→ **Exercise details**
Start at the line where "Give me the D3.js source for this chart." appears and end at the line where "d => textColor(d.key));" appears; repeat those lines exactly, both ends included, leaving pictures behind.

═══

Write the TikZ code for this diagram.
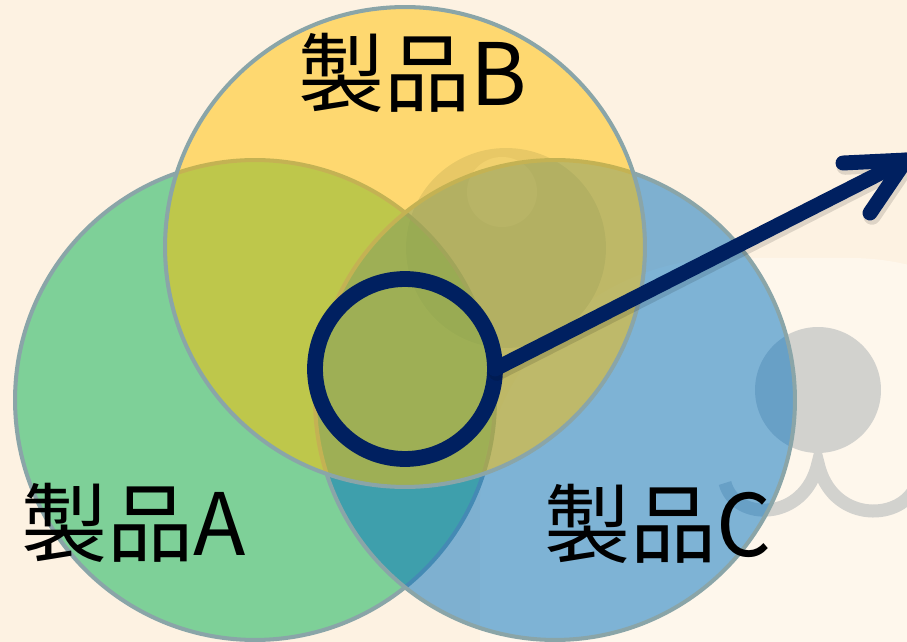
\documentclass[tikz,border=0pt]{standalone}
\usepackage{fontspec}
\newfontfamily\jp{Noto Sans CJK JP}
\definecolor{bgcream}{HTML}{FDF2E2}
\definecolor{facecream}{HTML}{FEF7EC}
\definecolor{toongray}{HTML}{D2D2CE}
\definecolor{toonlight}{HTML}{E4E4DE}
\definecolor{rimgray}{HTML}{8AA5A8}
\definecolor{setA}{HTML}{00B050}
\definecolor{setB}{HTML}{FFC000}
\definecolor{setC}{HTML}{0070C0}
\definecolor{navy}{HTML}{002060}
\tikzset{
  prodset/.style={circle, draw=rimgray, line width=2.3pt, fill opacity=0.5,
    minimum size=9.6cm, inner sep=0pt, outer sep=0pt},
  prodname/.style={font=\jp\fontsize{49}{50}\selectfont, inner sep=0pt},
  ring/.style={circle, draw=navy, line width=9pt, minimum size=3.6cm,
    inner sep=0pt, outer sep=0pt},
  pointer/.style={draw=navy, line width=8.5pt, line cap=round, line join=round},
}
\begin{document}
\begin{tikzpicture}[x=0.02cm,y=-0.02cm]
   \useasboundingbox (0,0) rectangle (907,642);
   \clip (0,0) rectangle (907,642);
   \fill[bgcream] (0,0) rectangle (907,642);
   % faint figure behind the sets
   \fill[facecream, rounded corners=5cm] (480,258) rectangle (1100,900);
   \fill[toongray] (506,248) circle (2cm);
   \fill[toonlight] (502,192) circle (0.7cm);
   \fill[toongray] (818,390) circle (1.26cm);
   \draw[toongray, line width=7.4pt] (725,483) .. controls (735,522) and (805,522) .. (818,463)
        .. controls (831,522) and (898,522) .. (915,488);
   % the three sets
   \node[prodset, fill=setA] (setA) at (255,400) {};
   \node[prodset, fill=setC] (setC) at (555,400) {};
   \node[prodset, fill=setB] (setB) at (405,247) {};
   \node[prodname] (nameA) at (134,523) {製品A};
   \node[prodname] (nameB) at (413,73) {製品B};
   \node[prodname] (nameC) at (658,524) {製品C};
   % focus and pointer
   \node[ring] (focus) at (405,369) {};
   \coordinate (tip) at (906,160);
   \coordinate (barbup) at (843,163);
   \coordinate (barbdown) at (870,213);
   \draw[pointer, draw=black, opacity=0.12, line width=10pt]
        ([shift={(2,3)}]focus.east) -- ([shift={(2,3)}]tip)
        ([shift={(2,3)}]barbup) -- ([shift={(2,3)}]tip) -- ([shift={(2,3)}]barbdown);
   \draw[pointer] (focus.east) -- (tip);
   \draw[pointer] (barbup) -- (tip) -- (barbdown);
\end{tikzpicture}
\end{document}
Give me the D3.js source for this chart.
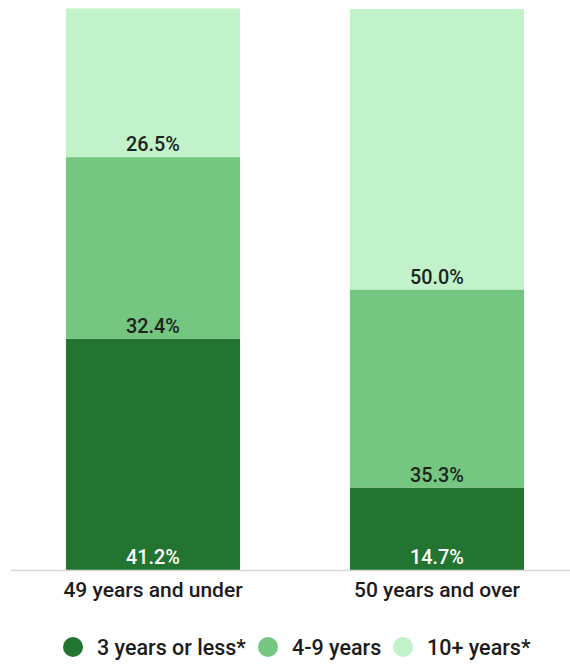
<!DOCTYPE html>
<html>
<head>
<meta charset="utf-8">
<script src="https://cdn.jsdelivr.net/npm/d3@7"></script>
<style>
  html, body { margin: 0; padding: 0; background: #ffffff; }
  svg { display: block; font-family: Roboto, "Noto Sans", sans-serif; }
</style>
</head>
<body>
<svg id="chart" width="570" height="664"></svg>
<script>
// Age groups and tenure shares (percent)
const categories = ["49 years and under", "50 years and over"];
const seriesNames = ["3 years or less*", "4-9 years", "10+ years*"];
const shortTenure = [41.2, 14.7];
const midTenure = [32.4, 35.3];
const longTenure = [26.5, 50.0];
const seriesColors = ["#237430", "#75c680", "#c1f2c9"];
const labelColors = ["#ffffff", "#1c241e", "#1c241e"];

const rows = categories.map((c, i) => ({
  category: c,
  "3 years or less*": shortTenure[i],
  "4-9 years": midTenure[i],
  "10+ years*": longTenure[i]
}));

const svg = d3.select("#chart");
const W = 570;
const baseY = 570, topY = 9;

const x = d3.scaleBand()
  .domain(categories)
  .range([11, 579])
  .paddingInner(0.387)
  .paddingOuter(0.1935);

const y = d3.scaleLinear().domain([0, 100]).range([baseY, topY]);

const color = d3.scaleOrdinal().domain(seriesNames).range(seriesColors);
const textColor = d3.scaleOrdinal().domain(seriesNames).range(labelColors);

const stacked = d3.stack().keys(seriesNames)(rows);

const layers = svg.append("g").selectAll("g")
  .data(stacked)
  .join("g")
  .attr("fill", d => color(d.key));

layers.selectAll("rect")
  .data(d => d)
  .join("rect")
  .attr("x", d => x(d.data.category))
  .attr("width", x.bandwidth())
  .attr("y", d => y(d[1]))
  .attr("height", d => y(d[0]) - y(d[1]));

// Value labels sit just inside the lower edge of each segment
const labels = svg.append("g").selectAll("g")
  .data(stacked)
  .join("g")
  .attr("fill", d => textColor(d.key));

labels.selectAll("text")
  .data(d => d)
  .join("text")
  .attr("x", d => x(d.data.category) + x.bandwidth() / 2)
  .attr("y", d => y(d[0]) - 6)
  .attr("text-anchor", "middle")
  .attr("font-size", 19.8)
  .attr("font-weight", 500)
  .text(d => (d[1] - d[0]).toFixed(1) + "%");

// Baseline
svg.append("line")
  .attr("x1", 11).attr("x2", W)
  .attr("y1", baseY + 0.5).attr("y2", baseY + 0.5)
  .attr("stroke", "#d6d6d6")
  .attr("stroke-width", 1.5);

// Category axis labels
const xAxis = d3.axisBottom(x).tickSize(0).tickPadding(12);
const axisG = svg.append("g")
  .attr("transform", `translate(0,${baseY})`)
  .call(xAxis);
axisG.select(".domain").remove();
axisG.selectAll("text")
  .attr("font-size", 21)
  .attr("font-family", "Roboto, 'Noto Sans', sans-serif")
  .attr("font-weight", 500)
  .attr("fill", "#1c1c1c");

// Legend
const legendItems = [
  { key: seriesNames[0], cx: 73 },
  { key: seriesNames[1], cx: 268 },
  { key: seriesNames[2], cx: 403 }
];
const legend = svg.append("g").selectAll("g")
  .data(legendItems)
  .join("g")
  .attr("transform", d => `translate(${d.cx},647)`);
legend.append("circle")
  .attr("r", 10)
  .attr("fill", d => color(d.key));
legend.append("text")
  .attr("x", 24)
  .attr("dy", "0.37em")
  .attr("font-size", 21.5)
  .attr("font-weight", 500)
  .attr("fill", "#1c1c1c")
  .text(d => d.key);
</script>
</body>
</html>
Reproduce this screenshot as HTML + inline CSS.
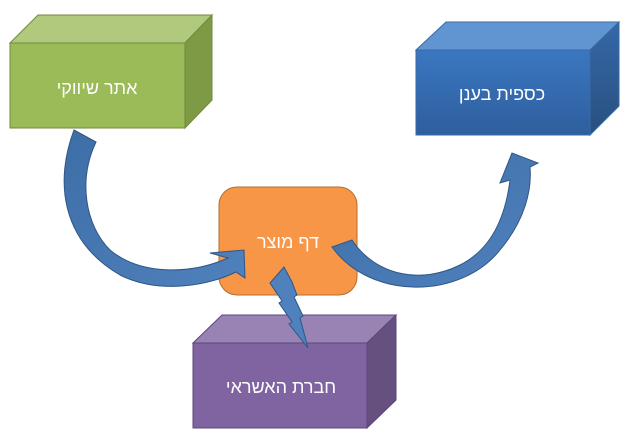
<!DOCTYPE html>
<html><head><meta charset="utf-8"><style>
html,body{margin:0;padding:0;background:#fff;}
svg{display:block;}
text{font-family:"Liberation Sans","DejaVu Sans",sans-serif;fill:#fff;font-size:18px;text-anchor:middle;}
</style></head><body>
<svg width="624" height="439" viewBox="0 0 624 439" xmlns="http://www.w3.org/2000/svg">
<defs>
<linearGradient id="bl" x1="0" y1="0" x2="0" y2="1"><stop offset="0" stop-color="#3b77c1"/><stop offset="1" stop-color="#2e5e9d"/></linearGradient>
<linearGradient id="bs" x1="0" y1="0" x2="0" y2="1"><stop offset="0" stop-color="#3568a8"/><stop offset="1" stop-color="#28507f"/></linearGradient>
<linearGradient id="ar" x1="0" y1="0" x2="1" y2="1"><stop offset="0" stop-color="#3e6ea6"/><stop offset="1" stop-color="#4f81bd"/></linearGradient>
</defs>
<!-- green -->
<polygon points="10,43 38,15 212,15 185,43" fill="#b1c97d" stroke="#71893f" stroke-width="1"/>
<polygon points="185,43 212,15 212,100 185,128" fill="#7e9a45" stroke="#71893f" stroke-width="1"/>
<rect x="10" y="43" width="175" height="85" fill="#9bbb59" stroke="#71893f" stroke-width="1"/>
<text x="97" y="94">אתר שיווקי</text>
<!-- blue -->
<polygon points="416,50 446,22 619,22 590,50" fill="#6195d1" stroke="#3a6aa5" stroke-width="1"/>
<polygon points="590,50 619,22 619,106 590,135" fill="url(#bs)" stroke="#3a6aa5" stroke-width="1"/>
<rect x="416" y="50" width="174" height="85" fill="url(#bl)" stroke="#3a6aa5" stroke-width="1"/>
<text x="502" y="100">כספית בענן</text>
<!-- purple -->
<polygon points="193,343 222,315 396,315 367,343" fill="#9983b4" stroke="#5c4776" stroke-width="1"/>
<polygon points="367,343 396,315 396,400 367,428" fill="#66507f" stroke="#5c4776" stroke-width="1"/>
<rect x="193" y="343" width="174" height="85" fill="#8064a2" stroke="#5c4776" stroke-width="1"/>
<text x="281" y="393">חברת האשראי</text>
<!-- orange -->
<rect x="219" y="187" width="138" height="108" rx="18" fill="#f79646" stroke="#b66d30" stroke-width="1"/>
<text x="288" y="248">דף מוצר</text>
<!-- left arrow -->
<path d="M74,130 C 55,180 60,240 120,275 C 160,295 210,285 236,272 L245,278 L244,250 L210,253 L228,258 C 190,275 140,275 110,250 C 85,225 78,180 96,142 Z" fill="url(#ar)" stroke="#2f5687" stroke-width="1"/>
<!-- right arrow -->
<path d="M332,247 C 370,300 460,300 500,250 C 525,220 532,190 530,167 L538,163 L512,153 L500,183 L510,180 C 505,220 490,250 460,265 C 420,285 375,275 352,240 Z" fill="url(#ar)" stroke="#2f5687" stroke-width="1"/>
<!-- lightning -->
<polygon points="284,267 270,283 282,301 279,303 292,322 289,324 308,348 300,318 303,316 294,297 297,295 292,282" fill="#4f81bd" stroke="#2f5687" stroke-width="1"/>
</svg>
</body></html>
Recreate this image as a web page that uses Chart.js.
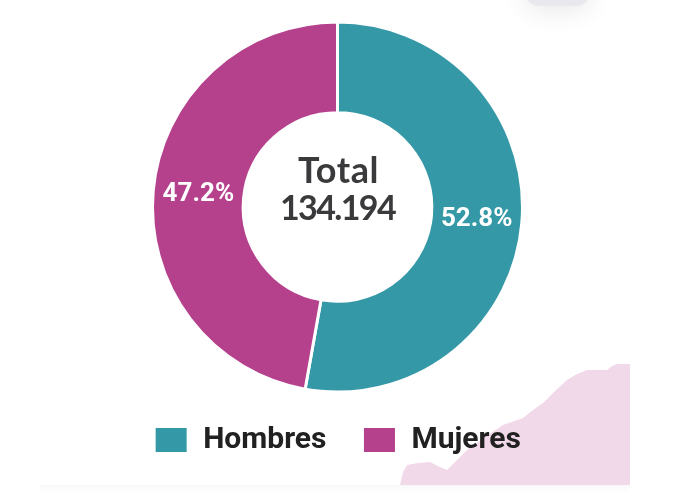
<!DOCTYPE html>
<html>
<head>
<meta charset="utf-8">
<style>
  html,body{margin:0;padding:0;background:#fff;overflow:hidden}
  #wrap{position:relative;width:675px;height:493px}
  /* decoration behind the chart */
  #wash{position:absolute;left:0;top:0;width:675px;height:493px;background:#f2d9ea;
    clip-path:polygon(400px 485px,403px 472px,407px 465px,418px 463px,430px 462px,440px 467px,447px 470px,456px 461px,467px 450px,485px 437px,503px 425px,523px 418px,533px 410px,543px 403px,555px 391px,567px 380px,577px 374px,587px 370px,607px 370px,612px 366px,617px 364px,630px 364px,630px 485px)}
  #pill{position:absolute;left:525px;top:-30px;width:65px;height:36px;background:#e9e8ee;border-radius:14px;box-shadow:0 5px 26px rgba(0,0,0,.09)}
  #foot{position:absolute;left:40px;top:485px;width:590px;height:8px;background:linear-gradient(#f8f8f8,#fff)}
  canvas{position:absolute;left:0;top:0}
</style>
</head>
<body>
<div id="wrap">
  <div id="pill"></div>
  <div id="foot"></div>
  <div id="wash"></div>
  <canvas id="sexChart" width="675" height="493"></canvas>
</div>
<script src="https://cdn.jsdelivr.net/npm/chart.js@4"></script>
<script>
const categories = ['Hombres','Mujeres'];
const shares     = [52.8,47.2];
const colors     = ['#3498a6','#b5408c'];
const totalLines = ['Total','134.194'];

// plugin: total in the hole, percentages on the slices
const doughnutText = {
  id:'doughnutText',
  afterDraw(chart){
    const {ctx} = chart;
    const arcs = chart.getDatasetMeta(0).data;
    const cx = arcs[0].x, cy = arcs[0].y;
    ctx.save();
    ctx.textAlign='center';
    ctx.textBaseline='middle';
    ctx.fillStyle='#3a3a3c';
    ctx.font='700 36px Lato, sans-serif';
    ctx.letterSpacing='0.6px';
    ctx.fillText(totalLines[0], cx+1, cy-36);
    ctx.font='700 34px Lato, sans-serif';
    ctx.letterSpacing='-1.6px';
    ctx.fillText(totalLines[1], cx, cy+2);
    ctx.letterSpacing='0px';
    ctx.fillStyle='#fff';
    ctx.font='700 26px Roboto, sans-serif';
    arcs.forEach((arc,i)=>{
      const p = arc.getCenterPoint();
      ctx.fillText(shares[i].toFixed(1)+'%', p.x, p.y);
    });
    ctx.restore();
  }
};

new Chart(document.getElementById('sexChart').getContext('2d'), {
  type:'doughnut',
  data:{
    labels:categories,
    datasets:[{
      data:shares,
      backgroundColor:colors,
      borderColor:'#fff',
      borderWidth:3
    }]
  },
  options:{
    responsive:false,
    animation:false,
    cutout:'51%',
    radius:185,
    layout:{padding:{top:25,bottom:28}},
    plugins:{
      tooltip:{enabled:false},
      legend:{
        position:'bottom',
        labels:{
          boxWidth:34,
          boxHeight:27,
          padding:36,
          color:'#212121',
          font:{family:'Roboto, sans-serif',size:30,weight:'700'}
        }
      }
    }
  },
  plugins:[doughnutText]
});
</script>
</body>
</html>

═══

→ **Written response**
Give me the D3.js source for this chart.
<!DOCTYPE html>
<html>
<head>
<meta charset="utf-8">
<script src="https://cdn.jsdelivr.net/npm/d3@7"></script>
<style>
  html, body { margin: 0; padding: 0; background: #ffffff; }
  svg { display: block; font-family: Roboto, "Noto Sans", sans-serif; }
</style>
</head>
<body>
<svg id="chart" width="570" height="664"></svg>
<script>
// Age groups and tenure shares (percent)
const categories = ["49 years and under", "50 years and over"];
const seriesNames = ["3 years or less*", "4-9 years", "10+ years*"];
const shortTenure = [41.2, 14.7];
const midTenure = [32.4, 35.3];
const longTenure = [26.5, 50.0];
const seriesColors = ["#237430", "#75c680", "#c1f2c9"];
const labelColors = ["#ffffff", "#1c241e", "#1c241e"];

const rows = categories.map((c, i) => ({
  category: c,
  "3 years or less*": shortTenure[i],
  "4-9 years": midTenure[i],
  "10+ years*": longTenure[i]
}));

const svg = d3.select("#chart");
const W = 570;
const baseY = 570, topY = 9;

const x = d3.scaleBand()
  .domain(categories)
  .range([11, 579])
  .paddingInner(0.387)
  .paddingOuter(0.1935);

const y = d3.scaleLinear().domain([0, 100]).range([baseY, topY]);

const color = d3.scaleOrdinal().domain(seriesNames).range(seriesColors);
const textColor = d3.scaleOrdinal().domain(seriesNames).range(labelColors);

const stacked = d3.stack().keys(seriesNames)(rows);

const layers = svg.append("g").selectAll("g")
  .data(stacked)
  .join("g")
  .attr("fill", d => color(d.key));

layers.selectAll("rect")
  .data(d => d)
  .join("rect")
  .attr("x", d => x(d.data.category))
  .attr("width", x.bandwidth())
  .attr("y", d => y(d[1]))
  .attr("height", d => y(d[0]) - y(d[1]));

// Value labels sit just inside the lower edge of each segment
const labels = svg.append("g").selectAll("g")
  .data(stacked)
  .join("g")
  .attr("fill", d => textColor(d.key));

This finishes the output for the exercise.